Pekerjaan Ki Mursin adalah penebang pohon, namun karena profesinya tidak terlalu dibutuhkan setiap hari maka ia pun bekerja serabutan. Karena itu pula, ia sering pulang tidak membawa uang meskipun telah berkeliling dari kampung ke kampung mencari orang yang mau menggunakan jasanya menebang pohon.
Meskipun demikian, rumah tangga Ki Mursin dan istrinya tidak pernah merasa kekurangan. Hanya saja ada yang mengganjal dalam benak keduanya, yaitu keinginan untuk memiliki anak.
Keinginan untuk punya anak begitu kuatnya sampai-sampai jiwa istrinya mulai tertekan. Tingkah lakunya berubah menjadi kasar, sering bersumpah serapah dan takabur. Sedangkan Ki Mursin hanya bisa pasrah menghadapi sang istri.
Nasib baik ternyata berpihak kepada pasangan suami istri yang sudah cukup berumur itu. Pada suatu hari, Ni Endu merasakan perutnya sangat mual ketika terbangun di pagi hari. Kondisi yang sama dirasakannya juga keesokan harinya, bahkan hari-hari berikutnya perasaan mual mulai sering dialaminya.
![]() |
Foto udara kawasan Cimanggu tahun 1930-1940 |
Setelah diperiksa oleh paraji atau dukun beranak, ternyata Ni Endu tengah mengandung. Hal ini sontak saja membuat Ni Endu kegirangan. Sang suami yang mengetahui istrinya tengah hamil pun merasa sangat berbahagia karena harapannya untuk memiliki anak akan terkabulkan.

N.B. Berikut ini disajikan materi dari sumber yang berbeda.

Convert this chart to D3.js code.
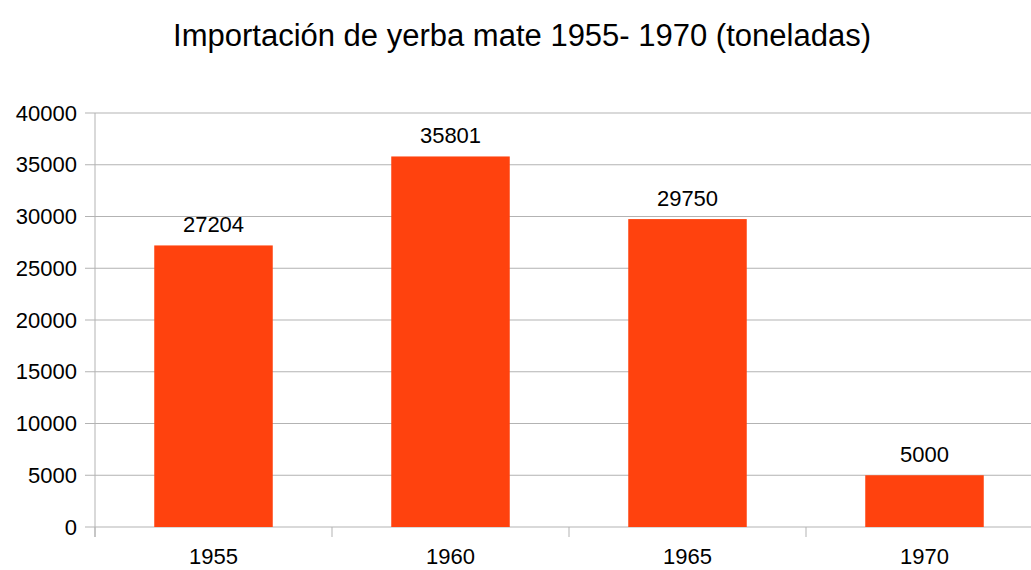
<!DOCTYPE html>
<html>
<head>
<meta charset="utf-8">
<script src="https://cdn.jsdelivr.net/npm/d3@7"></script>
<style>
  body { margin: 0; background: #fff; }
  svg { display: block; font-family: "Liberation Sans", Arial, sans-serif; }
</style>
</head>
<body>
<div id="chart"></div>
<script>
const years = ['1955', '1960', '1965', '1970'];
const tonnes = [27204, 35801, 29750, 5000];
const yTicks = [0, 5000, 10000, 15000, 20000, 25000, 30000, 35000, 40000];
const title = 'Importación de yerba mate 1955- 1970 (toneladas)';

const width = 1031;
const height = 570;
const margin = { top: 113, right: -12, bottom: 43, left: 95 };
const innerWidth = width - margin.left - margin.right;
const innerHeight = height - margin.top - margin.bottom;

const svg = d3.select('#chart')
  .append('svg')
  .attr('width', width)
  .attr('height', height);

svg.append('text')
  .attr('x', 522)
  .attr('y', 46)
  .attr('text-anchor', 'middle')
  .style('font-size', '31px')
  .style('fill', '#000')
  .text(title);

const g = svg.append('g')
  .attr('transform', `translate(${margin.left}, ${margin.top})`);

const xScale = d3.scaleBand()
  .domain(years)
  .range([0, innerWidth])
  .paddingInner(0.5)
  .paddingOuter(0.25);

const yScale = d3.scaleLinear()
  .domain([0, 40000])
  .range([innerHeight, 0]);

// horizontal grid, clipped at the right edge of the picture
g.append('g')
  .selectAll('line')
  .data(yTicks)
  .enter().append('line')
  .attr('x1', -10)
  .attr('x2', width - margin.left)
  .attr('y1', d => yScale(d))
  .attr('y2', d => yScale(d))
  .attr('stroke', '#b3b3b3')
  .attr('stroke-width', 1);

// y axis
const yAxis = d3.axisLeft(yScale)
  .tickValues(yTicks)
  .tickFormat(d3.format('d'))
  .tickSize(0)
  .tickPadding(18);
const gY = g.append('g').call(yAxis);
gY.select('.domain').remove();
gY.selectAll('text')
  .style('font-family', '"Liberation Sans", Arial, sans-serif')
  .style('font-size', '22px')
  .style('fill', '#000');

g.append('line')
  .attr('x1', 0).attr('x2', 0)
  .attr('y1', 0).attr('y2', innerHeight + 10)
  .attr('stroke', '#b3b3b3');

// x axis: separators between categories
const step = xScale.step();
const seps = years.map((d, i) => i * step);
g.append('g')
  .selectAll('line')
  .data(seps)
  .enter().append('line')
  .attr('x1', d => d).attr('x2', d => d)
  .attr('y1', innerHeight).attr('y2', innerHeight + 10)
  .attr('stroke', '#b3b3b3');

g.append('g')
  .selectAll('text')
  .data(years)
  .enter().append('text')
  .attr('x', d => xScale(d) + xScale.bandwidth() / 2)
  .attr('y', innerHeight + 37)
  .attr('text-anchor', 'middle')
  .style('font-size', '22px')
  .text(d => d);

// bars
const data = years.map((y, i) => ({ year: y, value: tonnes[i] }));

g.selectAll('rect.bar').data(data)
  .enter().append('rect')
  .attr('class', 'bar')
  .attr('x', d => xScale(d.year))
  .attr('y', d => yScale(d.value))
  .attr('width', xScale.bandwidth())
  .attr('height', d => innerHeight - yScale(d.value))
  .attr('fill', '#ff420e');

g.selectAll('text.val').data(data)
  .enter().append('text')
  .attr('class', 'val')
  .attr('x', d => xScale(d.year) + xScale.bandwidth() / 2)
  .attr('y', d => yScale(d.value) - 13)
  .attr('text-anchor', 'middle')
  .style('font-size', '22px')
  .text(d => d.value);
</script>
</body>
</html>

Seperti mendapatkan suntikan semangat, Ki Mursin jadi lebih bersemangat dalam mencari nafkah sebagai penebang pohon. Bahkan kini, profesinya mulai bertambah jadi seorang tukang dan pencari rumput.
Sifat Ni Endu pun berubah 360 derajat, dari yang tadinya suka mengeluh dan suka melamun kini menjadi perempuan yang lebih ceria dengan raut kebahagiaan terpancar di wajahnya. Bulan demi bulan dilalui pasangan suami istri itu, sampai tibalah saat yang ditunggu-tunggu.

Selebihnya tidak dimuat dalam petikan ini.